To some, the meticulous control over how listeners access In Rainbows smacks of Radiohead’s notorious pretentiousness; to others, it’s a revolutionary business model. Either way, the stunt’s not much of a shock coming from Radiohead — any less-successful band could never consider it. The long-term effects probably won’t amount to much, which makes it easier to focus on the small matter that In Rainbows is actually a pretty great album.
It doesn’t aim for weirdness and, at least for the typically lofty Radiohead, it’s not too dense. The album — much like the marketing plan — is an admission that this band can afford, both literally and figuratively, to do as they please. Thanks to the transformative arc of The Bends, OK Computer and Kid A, they’ve already been dubbed “classic,” “essential,” and “the biggest band in the world”; no new material’s going to sway those designations in either direction. In Rainbows is like their Who’s Next or their Physical Graffiti: it’s a late-career record that will never be considered as “influential” as their big three, but it’s a lot easier to swallow as a result.

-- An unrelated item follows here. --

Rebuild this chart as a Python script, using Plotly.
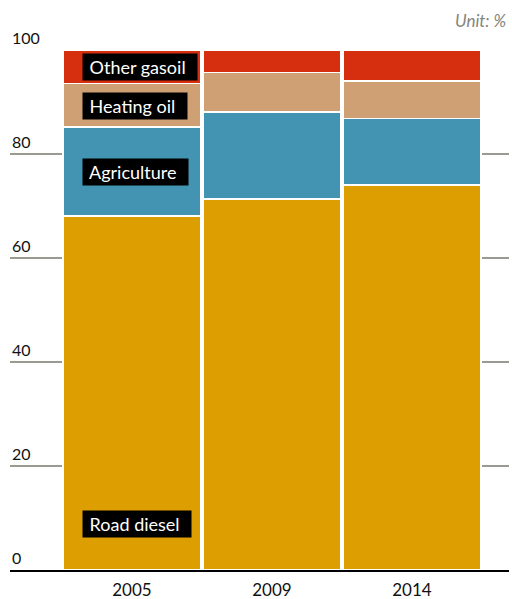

The last time it seemed as though Radiohead might have been functioning as a real live rock band was 2003’s Hail to the Thief, supposedly released after a 14-day recording session. The result was a guitar-heavy experiment that most were quick to call a “return to form,” but it was too scattered to function as any such thing. Instead, it felt like a quick work-up of some Thom Yorke demo tapes. In Rainbows, on the other hand, sees the band playing as a band. There’s proof in portions of ‘Nude’ being collaboratively written in the 1998 documentary Meeting People is Easy, but there’s also the knowledge from OK Computer and Kid A that these guys can stretch out for months in a studio and actually sound like they’ve utilized the time and space. Again, it’s not a luxury most bands can afford, but at least this one’s making good on the promise.
There are still shades of weird, arty Radiohead about the album, mostly in the form of Yorke’s slurry, incomprehensible vocals. His 2006 solo album made clear he was still into heavy electronics and the more discomfiting aspects of his own voice, but with the band behind him, he feels a little displaced. The other four spend most of the songs in a steady lockstep, vaguely rocking out on ‘Bodysnatchers’ and ‘Jigsaw Falling into Place,’ playing up jazzier rhythms on ‘15 Step’ and ‘Weird Fishes,’ and meandering through dark, spacey templates on ‘Nude’ and ‘Videotape.’ Yorke falls in and out of sync with them, often getting lost in his high, lonely register. But he’s always been the figure that aimed to keep the weirdness flowing — In Rainbows is no exception.
In the end, it’s a well-balanced record, almost to the extent that it plays into the download-only format. For the first time since maybe The Bends, Radiohead’s put out a completely non-cohesive album, which makes sense for one that, at least until December, exists only as a folder of mp3s. There’s not much logic to the sequencing other than the frontloading of the two best songs, and the lyrics are too thoroughly mumbled to draw any sort of connections. Plus, any of these tracks could be shuffled into the Radiohead catalog and work alongside bits from throughout the band’s career. It probably wasn’t a deliberate move, but it’s convenient anyway — these ten songs work nicely as part of the sprawling iTunes libraries most Radiohead fans probably cultivate. Quibbles over formats, labels and business aside, the album just makes sense, both as a piece of pop music coming out at a strange time for pop music, and as yet another stunt from a consistently iconoclastic band. Will it save the music industry? Probably not. But it’ll set a better example than The Next Great American Band.